• Plans to tackle “regressive” consumption tax
• More firms may outsource compliance
• Policy credibility at stake
Japan’s consumption tax, introduced in 1989 as a levy on the supply of goods and services, is similar to the European value-added tax (VAT). Initially 3%, the rate was increased to the current 5% in 1995.
Although politically sensitive due to the burden it places on consumers, the tax is an important source of revenue for the Japanese government. It accounts for 20% to 25% of the total tax raised, which is greater than the contribution from corporation tax.
Discussions on consumption tax reform have been ongoing for several years, and in preparation for the recently confirmed rate increase, two changes were made in 2012.
First, the definition of “consumption taxpayers” (i.e. entities obliged to report their consumption tax liability to the tax authorities) was widened.
Next, rules concerning the computation of consumption tax liability amounts were amended.
Both changes were enacted in response to criticism that certain exemptions and deductions effectively allowed businesses to keep some of the consumption tax paid by their customers, rather than pass it on to the government.
The much-debated consumption tax hike that was confirmed in October by Prime Minister Shinzo Abe is scheduled to be introduced in two stages.
From 1 April, the rate will rise to 8%, and then on 1 October 2015, the rate is expected to increase to 10%. A decision on whether to proceed with the 2015 increase will be made after an assessment on the prevailing economic conditions.
The 8% rate will apply to all transactions from 1 April, unless certain transitional measures apply, in which case the current 5% rate will persist for specific transactions.
The consumption tax hike is part of a policy response to Japan’s ballooning public debt; the government debt now exceeds ¥1 quadrillion (nearly £6trn).
The increase in government borrowing is in large part due to the well-documented need to finance Japan’s mounting social security liabilities.
As the birth rate remains low, the number of working-age people is set to be fewer, and thus the expected revenue from individual income taxes will surely decline. Raising the consumption tax is one way to help fill the gap, as the tax is borne across all age groups.
From a bureaucrat’s perspective, the consumption tax is also a more stable source of revenue than income tax, as it is arguably less sensitive to the ebb and flow of economic conditions.
The government though must balance consumers’ wishes to keep taxes low with the need to retain the trust of the international financial world.
There are concerns that any erosion of confidence in Japan’s ability to manage its debt levels could cause government bond prices to fall and interest rates to rise.
In such a scenario, the increased cost of servicing debt could push borrowing requirements ever higher. To avoid such a vicious cycle, there was seemingly a rising sense that increasing the consumption tax rate was unavoidable.

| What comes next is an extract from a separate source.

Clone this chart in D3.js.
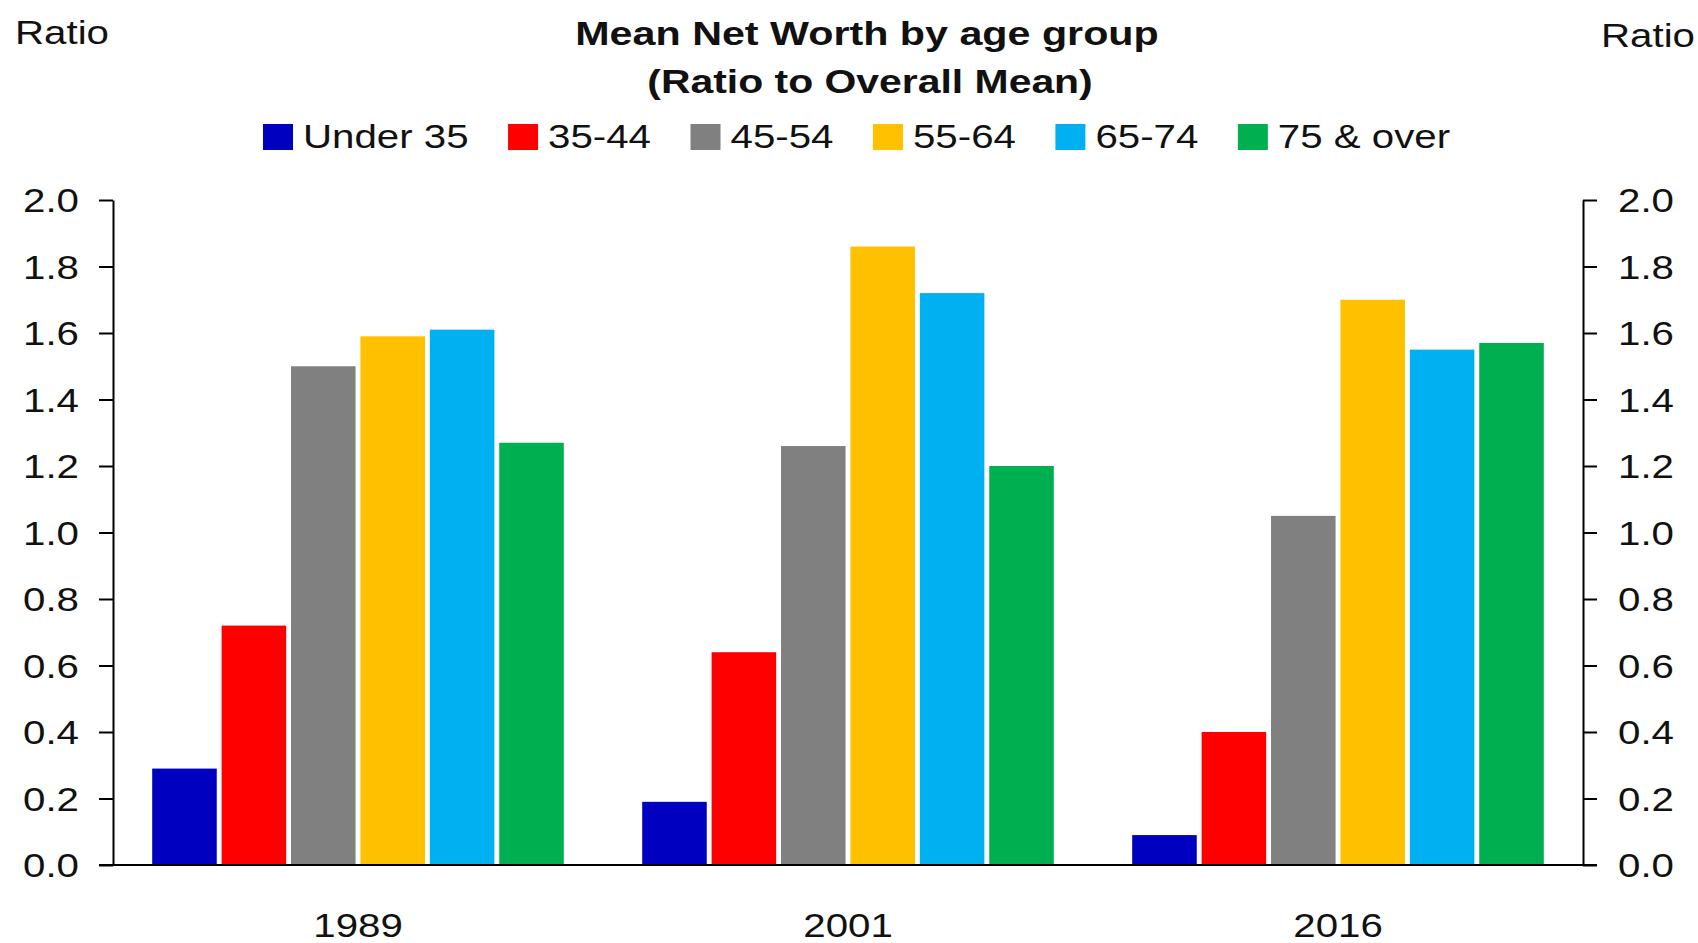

In spite of the potential treasury benefits, support for a rate hike has understandably been more muted among consumers. A frequently voiced criticism is that consumption tax is a “regressive” tax—uniformly applied regardless of ability to pay, such that the burden is felt more acutely by lower income groups.
In response to this, the recently announced 2014 tax reform proposals indicate that the government will consider introducing a system of multiple consumption tax rates to mitigate the impact of the rate hike.
Details are still undecided, but the expectation is that the consumption tax rate on basic necessities such as food and certain household items will be reduced. However, such a system is unlikely to be introduced before the increase to 10% in October 2015.
Although likely to be welcomed by consumers, the introduction of multiple rates would make the consumption tax system more complicated and harder to administer, particularly for small and medium-sized businesses.
As complexity of the system increases, firms will need to review their business processes and their financial systems’ capability to deal with the changes.
For large organisations, this may entail a review of existing enterprise resource planning systems (e.g. SAP, Oracle), and a decision on whether to customise with additional functionality or integrate with a “bolt-on” application that specifically deals with consumption tax requirements.
For smaller firms that lack the resources to properly evaluate and deal with the changes, the new rules may shape a decision on whether to begin outsourcing bookkeeping and tax compliance functions.
As finance departments are increasingly being asked to contribute more to their organisations using fewer resources, the challenge of understanding and evaluating options in regards to consumption tax changes is something that will need to be budgeted for, in terms of management time as well as money.
Even for those businesses for which consumption tax is a cost that is exclusively borne by customers, it will still be necessary to manage the cost of administering the increasingly complex tax system and ensuring the availability of appropriate data for compliance purposes.
Careful planning will therefore be required to ensure that, as future changes to consumption tax laws are clarified, businesses are prepared and able to efficiently meet their tax compliance obligations.